|
I'm looking for a wide range of resources. They might be query logs or popular query statistics. Unfortunately, to the best of my knowledge, the leading academic search engines like Google Scholar or Scirus don't publish datasets of that kind. |
|
UCI ML has a wide range of datasets that are commonly used to test new ML algorithms. I'm not 100% sure what you mean by 'query log', but Reddit recently released a large amount of data relating to their website, with user upvotes and downvotes on stories here. 1
Here is the link for UCI ML Repository http://archive.ics.uci.edu/ml/
(Nov 30 '10 at 22:23)
Leon Palafox ♦
Whoops. I did have it open on a tab, forgot to include it!
(Dec 01 '10 at 00:38)
Robert Layton
Robert, Leon, thanks for your comments. I'm aware of UCI ML, but there are no relevant data sets, and Reddit doesn't look pertinent as well.

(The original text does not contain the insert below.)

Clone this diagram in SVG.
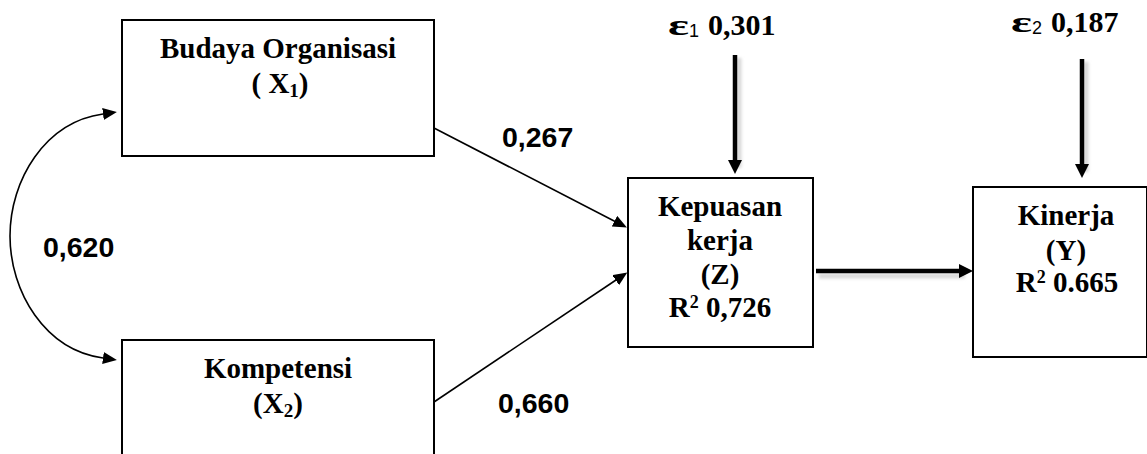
<svg xmlns="http://www.w3.org/2000/svg" width="1147" height="454" viewBox="0 0 1147 454">
<style>
.box{fill:#fff;stroke:#000;stroke-width:2}
.t{font-family:"Liberation Serif","Times New Roman",serif;font-weight:bold;font-size:29px;fill:#000;text-anchor:middle}
.n{font-family:"Liberation Sans",Arial,sans-serif;font-weight:bold;font-size:28.5px;fill:#000}
.e{font-family:"Liberation Serif","Times New Roman",serif;font-weight:bold;font-size:30px;fill:#000}
.s{font-family:"Liberation Sans",Arial,sans-serif;font-size:18px;fill:#000}
.thin{fill:none;stroke:#000;stroke-width:1.6}
.thick{fill:none;stroke:#000;stroke-width:4.5}
.sh{fill:none;stroke:#d8d8d8;stroke-width:5}
</style>
<defs>
<marker id="ah" markerUnits="userSpaceOnUse" markerWidth="14" markerHeight="12" refX="4" refY="6" orient="auto"><path d="M0,0 L14,6 L0,12 z" fill="#000"/></marker>
<marker id="ahs" markerUnits="userSpaceOnUse" markerWidth="14" markerHeight="12" refX="0" refY="6" orient="auto-start-reverse"><path d="M0,0 L14,6 L0,12 z" fill="#000"/></marker>
<marker id="ahb" markerUnits="userSpaceOnUse" markerWidth="14" markerHeight="14" refX="3" refY="7" orient="auto"><path d="M0,0 L14,7 L0,14 z" fill="#000"/></marker>
<filter id="blur" x="-20%" y="-20%" width="140%" height="140%"><feGaussianBlur stdDeviation="1.5"/></filter>
</defs>

<g id="connectors">
<g filter="url(#blur)">
<line class="sh" x1="819" y1="276" x2="965" y2="276"/>
<line class="sh" x1="739" y1="58" x2="739" y2="168"/>
<line class="sh" x1="1086" y1="62" x2="1086" y2="172"/>
</g>
<path class="thin" d="M103,114 C45,122 10,180 10,236 C10,292 45,350 103,358" marker-start="url(#ahs)" marker-end="url(#ahs)"/>
<line class="thin" x1="434" y1="128" x2="618" y2="223" marker-end="url(#ah)"/>
<line class="thin" x1="434" y1="402" x2="619" y2="278" marker-end="url(#ah)"/>
<line class="thick" x1="816" y1="271" x2="962" y2="271" marker-end="url(#ahb)"/>
<line class="thick" x1="735" y1="55" x2="735" y2="163" marker-end="url(#ahb)"/>
<line class="thick" x1="1082" y1="59" x2="1082" y2="167" marker-end="url(#ahb)"/>
</g>

<g id="node-x1">
<rect class="box" x="122" y="20" width="312" height="136"/>
<text class="t" x="278" y="58">Budaya Organisasi</text>
<text class="t" x="280" y="93">( X<tspan font-size="19" dy="4">1</tspan><tspan dy="-4">)</tspan></text>
</g>

<g id="node-x2">
<rect class="box" x="122" y="340" width="312" height="140"/>
<text class="t" x="278" y="378">Kompetensi</text>
<text class="t" x="278" y="413">(X<tspan font-size="19" dy="4">2</tspan><tspan dy="-4">)</tspan></text>
</g>

<g id="node-z">
<rect class="box" x="628" y="178" width="185" height="169"/>
<text class="t" x="720" y="216">Kepuasan</text>
<text class="t" x="720" y="250">kerja</text>
<text class="t" x="720" y="284">(Z)</text>
<text class="t" x="720" y="317">R<tspan font-size="18" dy="-9">2</tspan><tspan dy="9"> 0,726</tspan></text>
</g>

<g id="node-y">
<rect class="box" x="973" y="187" width="174" height="170"/>
<text class="t" x="1066" y="225">Kinerja</text>
<text class="t" x="1066" y="260">(Y)</text>
<text class="t" x="1067" y="292">R<tspan font-size="18" dy="-9">2</tspan><tspan dy="9"> 0.665</tspan></text>
</g>

<g id="labels">
<text class="n" x="43" y="257">0,620</text>
<text class="n" x="502" y="147">0,267</text>
<text class="n" x="498" y="413">0,660</text>
<text class="e" x="668" y="35" textLength="21" lengthAdjust="spacingAndGlyphs">ε</text>
<text class="s" x="689" y="37">1</text>
<text class="e" x="708" y="35">0,301</text>
<text class="e" x="1011" y="32" textLength="21" lengthAdjust="spacingAndGlyphs">ε</text>
<text class="s" x="1032" y="34">2</text>
<text class="e" x="1051" y="32">0,187</text>
</g>
</svg>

I'm looking for samples that are similar to ones of Yahoo! Webscope Program (http://webscope.sandbox.yahoo.com/). In particular, I'm interested in queries related to the mentioned fields.
(Dec 01 '10 at 04:13)
Nikita Zhiltsov
|
Have you looked at the LETOR datasets? And things like past TREC tracks?
Not yet. I'm looking through these resources. Thank you.